| Bug #1624 | regexp bug | ||
|---|---|---|---|
| Submitted: | 22 Oct 2003 7:46 | Modified: | 16 Dec 2003 0:39 |
| Reporter: | Eugene Toder | Email Updates: | |
| Status: | Won't fix | Impact on me: | |
| Category: | MySQL Server: MyISAM storage engine | Severity: | S3 (Non-critical) |
| Version: | ver 12.21 Distrib 4.0.15 | OS: | FreeBSD (freebsd) |
| Assigned to: | Alexander Barkov | CPU Architecture: | Any |
[15 Dec 2003 22:56]
Alexander Barkov
Unfortunately, the regular expression library is far from being excellent. We decided not to fix this bugs in the real future. Regex library supports only case sensitivity. It does not support all MySQL collation features, and one of unsupported features is ranges for tricky letter ordering as in koi8r. As a workaround, you can specify all Cyrillic characters instead of a range, i.e. [abcdef] instead of [a-f].
[16 Dec 2003 0:39]
Sergei Golubchik
just a note: "We decided not to fix this bugs in the near future" means that we will not fix this bug in this regex library.
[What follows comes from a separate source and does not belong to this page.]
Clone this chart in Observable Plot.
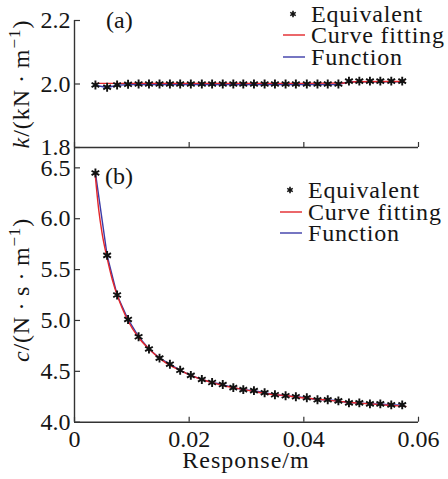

Instead we plan to switch to another regex library - that is better, faster, and works correctly with different charsets. Timeframe for the switch is stil unknown :(

Description: I have found that regexp '[a-b]' (where 'a' and 'b' are placeholders for real characters) matches characters that satisfy: ord('a') <= ord(x) <= ord('b'), whereas the proper behavior should be matching characters 'a' <= x <= 'b', where comparasion is done using character-set specific function. (That it, regexp uses character codes instead of their natural ordering). How to repeat: The difference is important when using character set like koi8, which has a brain damaged characters ordering. For example, set charset to koi8 and try regexp '[à-ÿ]' (first and last russian letters). The results are far from expected.